A judge has questioned how Donald Trump could have overlooked sensitive documents that turned up in his bedroom after the FBI searched the former US president’s Florida home.
The files were found in his private quarters months after federal agents discovered over 100 classified records as they executed a search warrant at Mar-a-Lago in Palm Beach in the summer of 2022.
The judge also noted the prosecution’s belief that Mr Trump was “likely instructing his agents to avoid the surveillance cameras” at the golf club.
He denies 40 federal charges of unlawful retention of national defence information.
His co-defendants, aide Walt Nauta and former employee Carlos de Oliveira, have also pleaded not guilty.
The trial is unlikely to begin before November’s US election, in which Mr Trump is the presumptive Republican nominee.
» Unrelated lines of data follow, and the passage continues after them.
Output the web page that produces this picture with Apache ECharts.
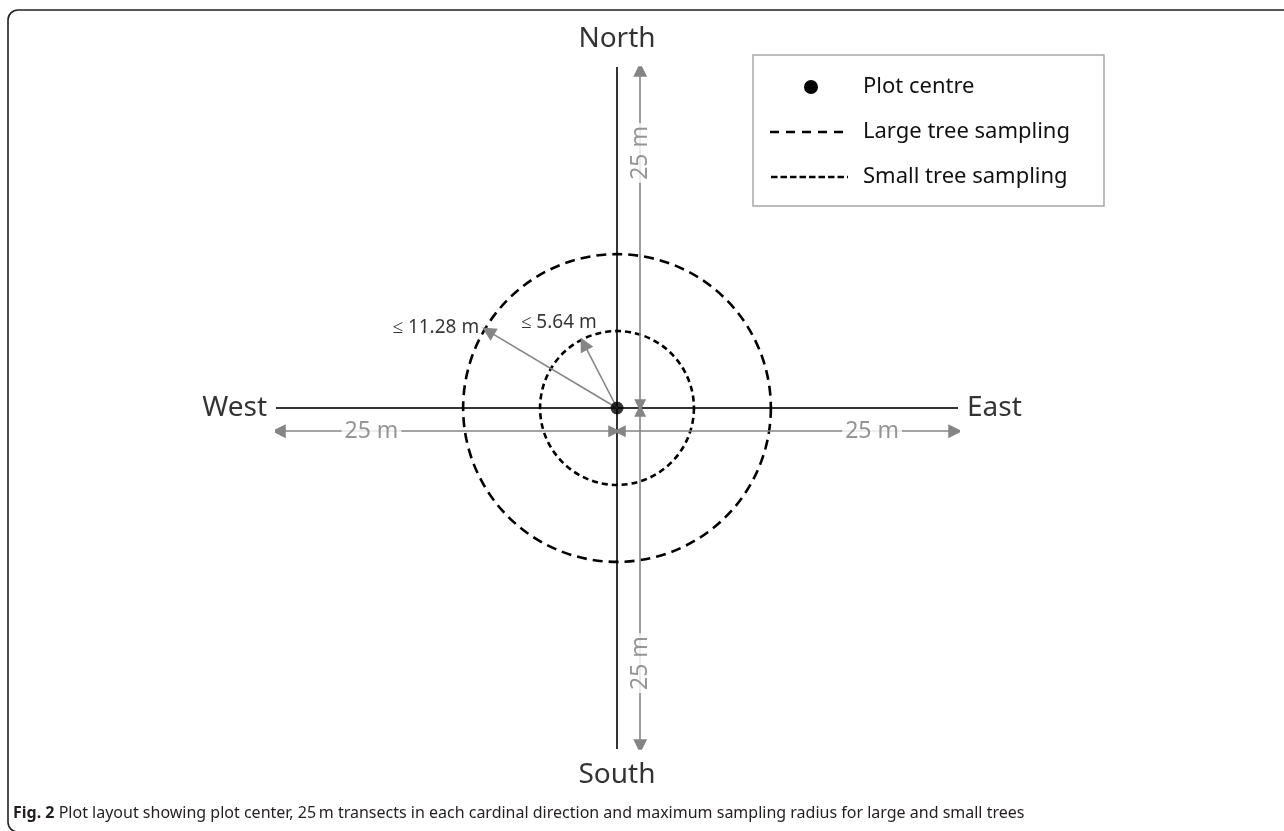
<!DOCTYPE html>
<html><head><meta charset="utf-8">
<script src="https://cdn.jsdelivr.net/npm/echarts@6/dist/echarts.min.js"></script>
<style>html,body{margin:0;padding:0;background:#fff}#c{width:1284px;height:831px}</style>
</head><body><div id="c"></div>
<script>
// ---- data ----
const directions = ['North', 'East', 'South', 'West'];
const transectLength = 25;            // m
const transectLabel = '25 m';
const samplingRadii = [11.28, 5.64];  // m (large, small)
const radiusLabels = ['≤ 11.28 m', '≤ 5.64 m'];
const legendLabels = ['Plot centre', 'Large tree sampling', 'Small tree sampling'];
const captionBold = 'Fig. 2';
const captionText = 'Plot layout showing plot center, 25\u2009m transects in each cardinal direction and maximum sampling radius for large and small trees';

// ---- layout / style constants ----
const FONT = 'Noto Sans';
const GREY = '#858585';
const arrowOffset = 1.7;      // m, distance of the measuring arrows from the transect
const arrowStart = 0.2, arrowEnd = 24.8;
const labelAt = [18.7, 18.7, 18.7, 18.0];     // along-transect position of the "25 m" label
const radiusAngles = [149.2, 117.3];          // degrees
const radiusReach = [0.975, 0.94];
const circleDash = [[10, 6], [6, 4]];
const L = transectLength;

const dirVec = { North: [0, 1], East: [1, 0], South: [0, -1], West: [-1, 0] };
const offVec = { North: [arrowOffset, 0], South: [arrowOffset, 0], East: [0, -arrowOffset], West: [0, -arrowOffset] };

function along(d, t) {
  const v = dirVec[d], o = offVec[d];
  return [o[0] + v[0] * t, o[1] + v[1] * t];
}

const transectArrows = directions.map(d => ({ coords: [along(d, arrowStart), along(d, arrowEnd)] }));
const transectLabels = directions.map((d, i) => ({
  value: along(d, labelAt[i]),
  label: { rotate: (d === 'North' || d === 'South') ? 90 : 0 }
}));
const tips = samplingRadii.map((r, i) => {
  const a = radiusAngles[i] * Math.PI / 180;
  return [r * radiusReach[i] * Math.cos(a), r * radiusReach[i] * Math.sin(a)];
});

const dirLabelPos = { North: ['top', 14], South: ['bottom', 12], East: ['right', 9], West: ['left', 9] };

const chart = echarts.init(document.getElementById('c'), null, { renderer: 'canvas' });
chart.setOption({
  animation: false,
  backgroundColor: '#fff',
  grid: { left: 276, top: 67, width: 682, height: 682 },
  xAxis: { type: 'value', min: -L, max: L, show: false },
  yAxis: { type: 'value', min: -L, max: L, show: false },
  series: [
    { // transects (cross)
      type: 'lines', coordinateSystem: 'cartesian2d', z: 3,
      symbol: 'none',
      lineStyle: { color: '#333', width: 2, opacity: 1 },
      data: [
        { coords: [[-L, 0], [L, 0]] },
        { coords: [[0, -L], [0, L]] }
      ]
    },
    { // sampling circles
      type: 'custom', coordinateSystem: 'cartesian2d', z: 4,
      data: samplingRadii.map((r, i) => [0, 0, r, i]),
      renderItem: function (params, api) {
        const c = api.coord([api.value(0), api.value(1)]);
        const rp = api.size([api.value(2), 0])[0];
        const i = api.value(3);
        return {
          type: 'circle',
          shape: { cx: c[0], cy: c[1], r: rp },
          style: { fill: 'none', stroke: '#000', lineWidth: 2.6, lineDash: circleDash[i] }
        };
      }
    },
    { // 25 m measuring arrows
      type: 'lines', coordinateSystem: 'cartesian2d', z: 5,
      symbol: ['triangle', 'triangle'], symbolSize: [12, 14],
      lineStyle: { color: GREY, width: 1.6, opacity: 1 },
      itemStyle: { color: GREY },
      data: transectArrows
    },
    { // 25 m labels
      type: 'scatter', z: 6, symbolSize: 0,
      label: {
        show: true, position: 'inside', formatter: transectLabel,
        color: '#7a7a7a', fontFamily: FONT, fontSize: 23,
        backgroundColor: '#fff', padding: [0, 3]
      },
      data: transectLabels
    },
    { // radius arrows
      type: 'lines', coordinateSystem: 'cartesian2d', z: 5,
      symbol: ['none', 'triangle'], symbolSize: [12, 14],
      lineStyle: { color: GREY, width: 1.6, opacity: 1 },
      itemStyle: { color: GREY },
      data: tips.map(t => ({ coords: [[0, 0], t] }))
    },
    { // radius labels
      type: 'scatter', z: 6, symbolSize: 0,
      data: [
        { value: tips[0], label: { position: 'left', distance: 9, offset: [0, -4], formatter: radiusLabels[0] } },
        { value: tips[1], label: { position: 'top', distance: 12, offset: [-25, 0], formatter: radiusLabels[1] } }
      ],
      label: { show: true, color: '#000', fontFamily: FONT, fontSize: 19 }
    },
    { // direction names
      type: 'scatter', z: 6, symbolSize: 0,
      data: directions.map(d => ({
        value: [dirVec[d][0] * L, dirVec[d][1] * L],
        label: { position: dirLabelPos[d][0], distance: dirLabelPos[d][1], formatter: d }
      })),
      label: { show: true, color: '#000', fontFamily: FONT, fontSize: 28 }
    },
    { // plot centre
      type: 'scatter', z: 10, symbolSize: 13,
      itemStyle: { color: '#000' },
      data: [[0, 0]]
    }
  ],
  graphic: [
    { // frame
      type: 'rect', z: 1,
      shape: { x: 8, y: 10, width: 1400, height: 822, r: 10 },
      style: { fill: 'none', stroke: '#222', lineWidth: 1.6 }
    },
    { type: 'rect', shape: { x: 753, y: 55, width: 351, height: 151 },
      style: { fill: '#fff', stroke: '#a8a8a8', lineWidth: 1.5 }, z: 20 },
    { type: 'circle', shape: { cx: 811, cy: 87, r: 7 }, style: { fill: '#000' }, z: 21 },
    { type: 'line', shape: { x1: 770, y1: 132, x2: 848, y2: 132 },
      style: { stroke: '#000', lineWidth: 2.6, lineDash: [9, 7] }, z: 21 },
    { type: 'line', shape: { x1: 771, y1: 177, x2: 848, y2: 177 },
      style: { stroke: '#000', lineWidth: 2.6, lineDash: [6.5, 3] }, z: 21 },
    ...legendLabels.map((t, i) => ({
      type: 'text', z: 21, x: 863, y: 87 + i * 45,
      style: { text: t, fontFamily: FONT, fontSize: 22, fill: '#111', verticalAlign: 'middle' }
    })),
    { type: 'text', z: 21, x: 13, y: 813,
      style: {
        text: '{b|' + captionBold + '} ' + captionText,
        fontFamily: FONT, fontSize: 16, fill: '#231f20', verticalAlign: 'middle',
        rich: { b: { fontFamily: FONT, fontSize: 16, fontWeight: 'bold', fill: '#231f20' } }
      }
    }
  ]
});
</script>
</body></html>
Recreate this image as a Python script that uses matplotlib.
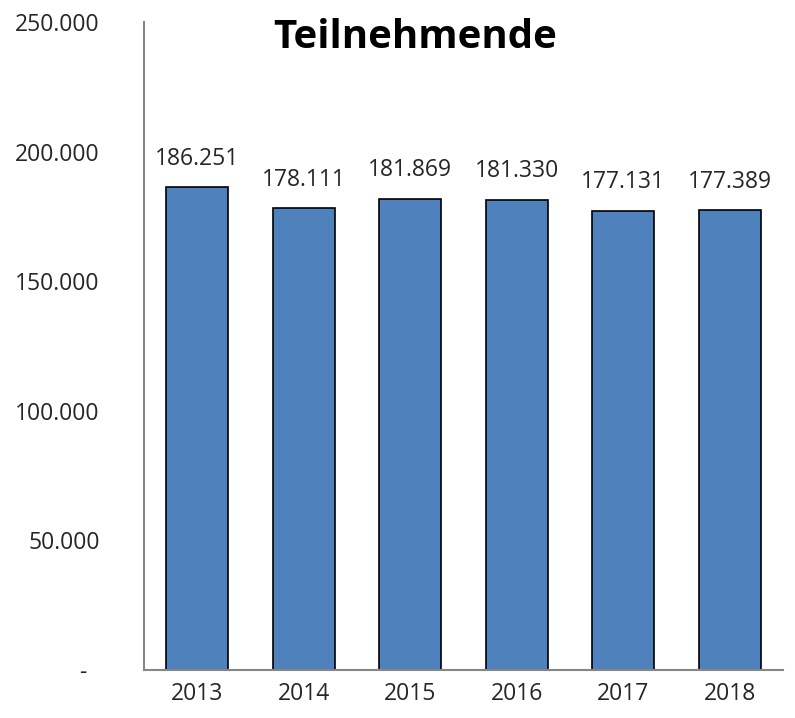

Joe Biden was also found to have willfully retained classified files, but he was not accused of obstructing that inquiry and a justice department investigator decided not to charge him, concluding that a jury would view the US president as “a well-meaning, elderly man with a poor memory”.
In the Trump case, a newly unsealed filing said the former president’s lawyers had turned over four additional documents with classification markings that were found in December 2022, four months after the FBI raid at the property.
US District Judge Beryl Howell, an Obama appointee, wrote in the March 2023 opinion: “Notably, no excuse is provided as to how the former president could miss the classified-marked documents found in his own bedroom at Mar-a-Lago.”
In June 2022, federal investigators won a court order to gain access to the security camera footage at the estate.
After Mr Trump learned of this subpoena, prosecutors allege there was a “scramble” by Mr Nauta to change his travel plans and fly from New Jersey to Mar-a-Lago in 2022 to ensure boxes were moved “off-camera”, according to the opinion unsealed on Tuesday.
The judge notes “the curious absence of any video footage” capturing the return of certain boxes to a storage room.
On Wednesday, Judge Aileen Cannon, the Trump appointee currently presiding over the case, was scheduled to hear arguments on the latest request by the former president to dismiss the indictment.
He argues it fails to clearly articulate a crime and instead amounts to “a personal and political attack” against him.
His co-accused, Mr Nauta, will also seek to have his case thrown out.
He argues it amounts to selective prosecution because he opted not to co-operate in the probe.
Mr Trump is facing dozens of other charges in three other criminal cases.
He is currently in trial in New York over an alleged cover-up of hush-money payments to an adult-film star in 2016.